*Task brief:* Of all the lines in this data, how many include "page"? Respond with the number only.
* BEGIN Dataset content *
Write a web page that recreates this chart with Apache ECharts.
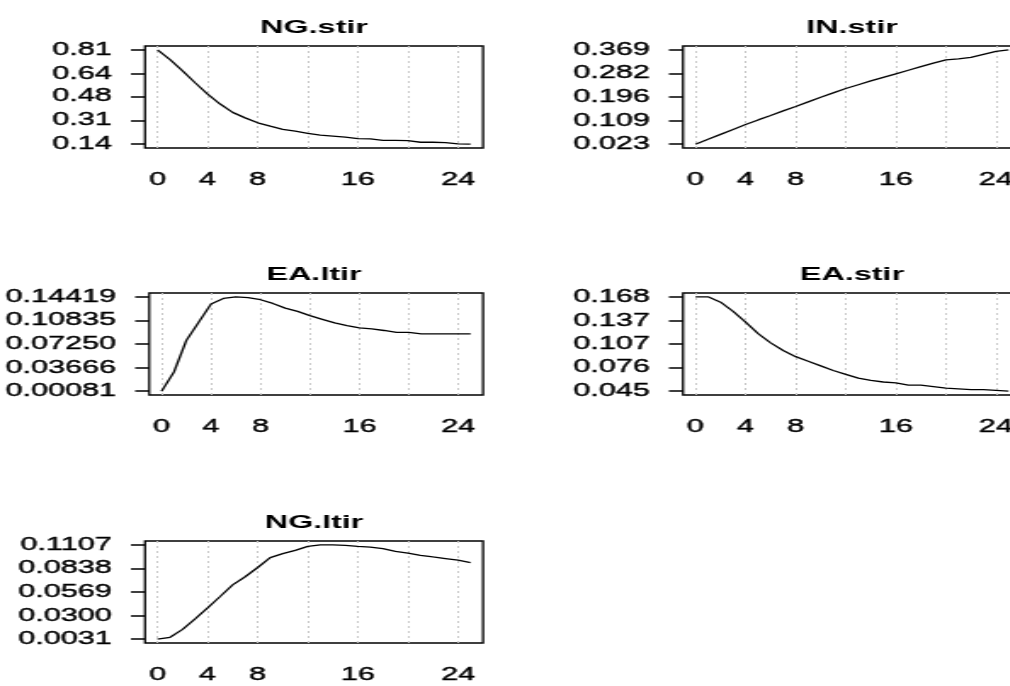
<!DOCTYPE html>
<html>
<head>
<meta charset="utf-8">
<script src="https://cdn.jsdelivr.net/npm/echarts@6/dist/echarts.min.js"></script>
<style>
  html, body { margin: 0; padding: 0; overflow: hidden; background: #fff; width: 1010px; height: 686px; }
  /* the reference is stretched sideways, so draw narrow and widen with css.
     the canvas is a bit wider than the page so the right column runs off the edge */
  #chart { width: 620px; height: 686px; transform: scaleX(1.7); transform-origin: 0 0; }
</style>
</head>
<body>
<div id="chart"></div>
<script>
const S = 1.7

// horizon 0..25
const steps = [0, 1, 2, 3, 4, 5, 6, 7, 8, 9, 10, 11, 12, 13, 14, 15, 16, 17, 18, 19, 20, 21, 22, 23, 24, 25]

const ngStir = [0.81, 0.74, 0.66, 0.576, 0.495, 0.425, 0.366, 0.327, 0.292, 0.268, 0.245, 0.233, 0.217, 0.205, 0.198, 0.19,
  0.18, 0.178, 0.168, 0.168, 0.165, 0.154, 0.154, 0.152, 0.143, 0.14]
const inStir = [0.023, 0.041, 0.059, 0.077, 0.095, 0.112, 0.128, 0.145, 0.161, 0.178, 0.195, 0.211, 0.227, 0.241, 0.255, 0.268,
  0.281, 0.294, 0.307, 0.32, 0.332, 0.336, 0.341, 0.352, 0.363, 0.369]
const eaLtir = [0.00081, 0.03, 0.0778, 0.1055, 0.1331, 0.1417, 0.14419, 0.143, 0.1397, 0.1341, 0.127, 0.122, 0.1155, 0.11, 0.1045, 0.1004,
  0.097, 0.0954, 0.093, 0.09, 0.09, 0.0878, 0.0878, 0.0878, 0.0878, 0.0878]
const eaStir = [0.168, 0.168, 0.161, 0.149, 0.135, 0.12, 0.108, 0.098, 0.09, 0.084, 0.078, 0.072, 0.067, 0.062, 0.059, 0.057,
  0.056, 0.053, 0.053, 0.051, 0.049, 0.048, 0.047, 0.047, 0.046, 0.045]
const ngLtir = [0.0031, 0.0053, 0.0143, 0.0263, 0.0387, 0.0518, 0.065, 0.0743, 0.0848, 0.0961, 0.1006, 0.1043, 0.1088, 0.1107, 0.1107, 0.11,
  0.1088, 0.108, 0.1062, 0.1032, 0.1013, 0.0987, 0.0968, 0.095, 0.0931, 0.0905]

// tick labels
const ngStirTicks = ['0.14', '0.31', '0.48', '0.64', '0.81']
const inStirTicks = ['0.023', '0.109', '0.196', '0.282', '0.369']
const eaLtirTicks = ['0.00081', '0.03666', '0.07250', '0.10835', '0.14419']
const eaStirTicks = ['0.045', '0.076', '0.107', '0.137', '0.168']
const ngLtirTicks = ['0.0031', '0.0300', '0.0569', '0.0838', '0.1107']
const xLabels = [0, 4, 8, 16, 24]
const xGrid = [0, 4, 8, 12, 16, 20, 24]

const panels = [
  { name: 'NG.stir', values: ngStir, ticks: ngStirTicks },
  { name: 'IN.stir', values: inStir, ticks: inStirTicks },
  { name: 'EA.ltir', values: eaLtir, ticks: eaLtirTicks },
  { name: 'EA.stir', values: eaStir, ticks: eaStirTicks },
  { name: 'NG.ltir', values: ngLtir, ticks: ngLtirTicks }
]

// box corners in screen px (left, top), all boxes 338 x 102
const boxes = [[145, 46], [683, 46], [145, 293], [683, 293], [145, 541]]
const boxW = 338
const boxH = 102
const font = 'Liberation Sans, Arial, sans-serif'
// a thin outline makes the glyphs as heavy as the blurry original
const heavy = { textBorderColor: '#000', textBorderWidth: 0.4 }

const chart = echarts.init(document.getElementById('chart'))

let title = [], grid = [], xAxis = [], yAxis = [], series = []
panels.forEach((p, i) => {
  const [bx, by] = boxes[i]
  const tickVals = p.ticks.map(Number)
  const lo = tickVals[0]
  const hi = tickVals[tickVals.length - 1]
  const pad = (hi - lo) * 0.04
  title.push({
    text: p.name,
    left: (bx + boxW / 2) / S,
    top: by - 28,
    textAlign: 'center',
    padding: 0,
    textStyle: { fontSize: 19, fontWeight: 'bold', color: '#000', fontFamily: font }
  })
  grid.push({
    left: bx / S, top: by, width: boxW / S, height: boxH,
    show: true, borderColor: '#000', borderWidth: 1.3, backgroundColor: 'transparent'
  })
  xAxis.push({
    type: 'value', gridIndex: i, min: -1, max: 26,
    axisLine: { show: false, onZero: false },
    axisTick: { show: false, customValues: xGrid },
    axisLabel: {
      customValues: xLabels, margin: 23,
      fontSize: 18, color: '#000', fontFamily: font, ...heavy
    },
    splitLine: { show: true, lineStyle: { color: '#c8c8c8', width: 1, type: [2, 3] } }
  })
  yAxis.push({
    type: 'value', gridIndex: i, min: lo - pad, max: hi + pad,
    axisLine: { show: false, onZero: false },
    axisTick: { show: true, length: 8.3, customValues: tickVals, lineStyle: { color: '#000', width: 1.5 } },
    axisLabel: {
      customValues: tickVals, margin: 19.5, padding: [5, 0, 0, 0],
      fontSize: 18, color: '#000', fontFamily: font, ...heavy,
      formatter: (v) => {
        let best = 0
        tickVals.forEach((t, k) => { if (Math.abs(t - v) < Math.abs(tickVals[best] - v)) best = k })
        return p.ticks[best]
      }
    },
    splitLine: { show: false }
  })
  series.push({
    type: 'line', xAxisIndex: i, yAxisIndex: i,
    data: steps.map((s, k) => [s, p.values[k]]),
    symbol: 'none', clip: false,
    lineStyle: { color: '#000', width: 1.3 }
  })
})

chart.setOption({
  animation: false,
  title, grid, xAxis, yAxis, series
})
</script>
</body>
</html>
* END Dataset content *
*Answer to the problem:* 2